Federal Reserve (Fed) Board of Governors member Lisa Cook noted on Wednesday that while she views the overall economic outlook within the US as fairly balanced, the Fed might get forced into a pause on rate cuts if inflation progress slows down while employment remains solid.
If the labor market and inflation evolve as expected, it would be appropriate to continue lowering the policy rate towards neutral.
Elevated core inflation suggests the fed still has further to go.
The economy is in a good position, though core inflation is still somewhat elevated.
Risks right now are roughly in balance.
The magnitude and timing of rate cuts will depend on coming data, the outlook, and the balance of risks. Policy is not preset.
Cuts so far were a strong step toward removing policy restriction.
The totality of data suggests disinflation is still underway with the labor market gradually cooling.
If inflation progress slows with the job market still solid, could see a scenario for pausing.

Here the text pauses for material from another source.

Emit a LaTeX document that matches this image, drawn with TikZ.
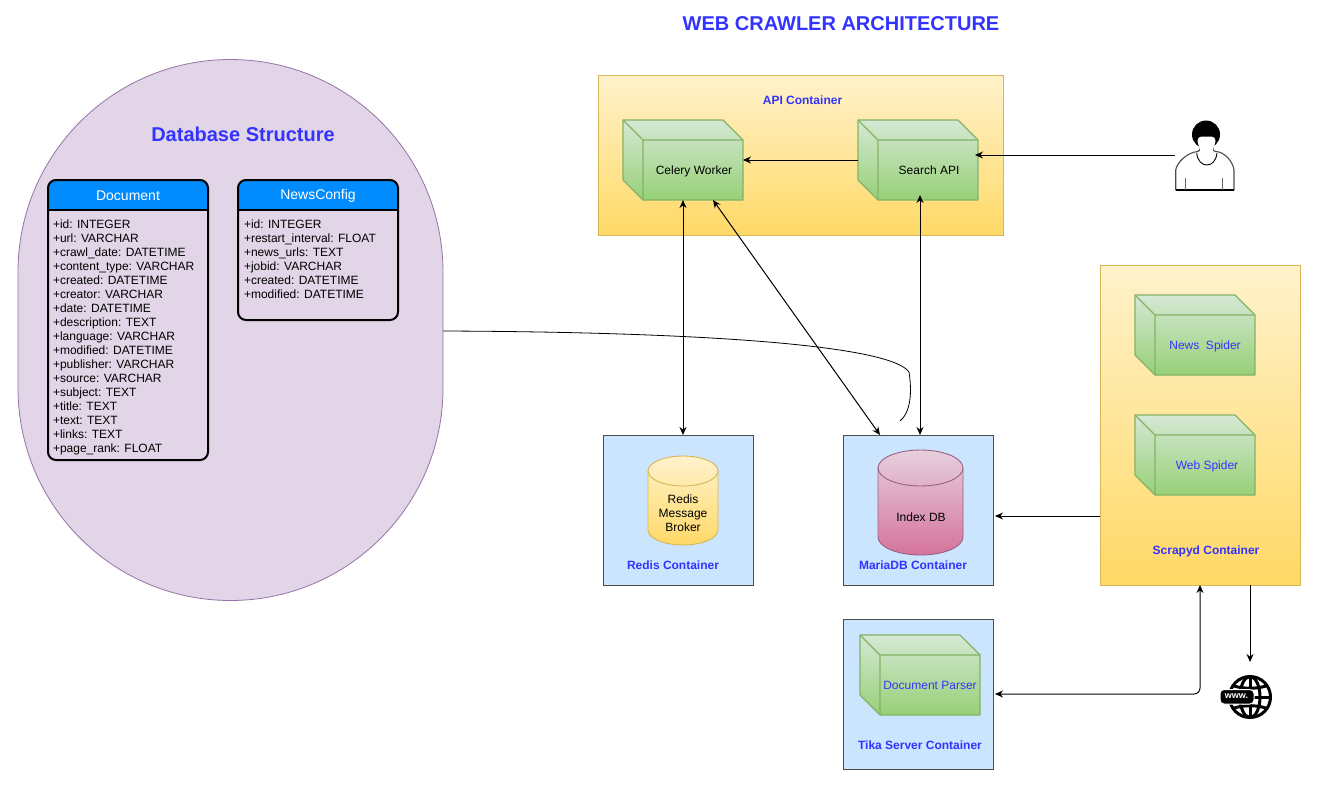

Economic growth is robust, I expect expansion will continue.
Housing services account for most of the excess of core inflation.
Faster productivity growth appears to have supported both potential and actual growth.
Continued growth with slowing inflation could mean the underlying potential is greater than thought.
The labor market largely normalized, and is no longer a source of inflation.
The job market overall remains solid, recent weak growth a result of the temporary strike and storm effects.
Slowing wage growth increases confidence in continued disinflation.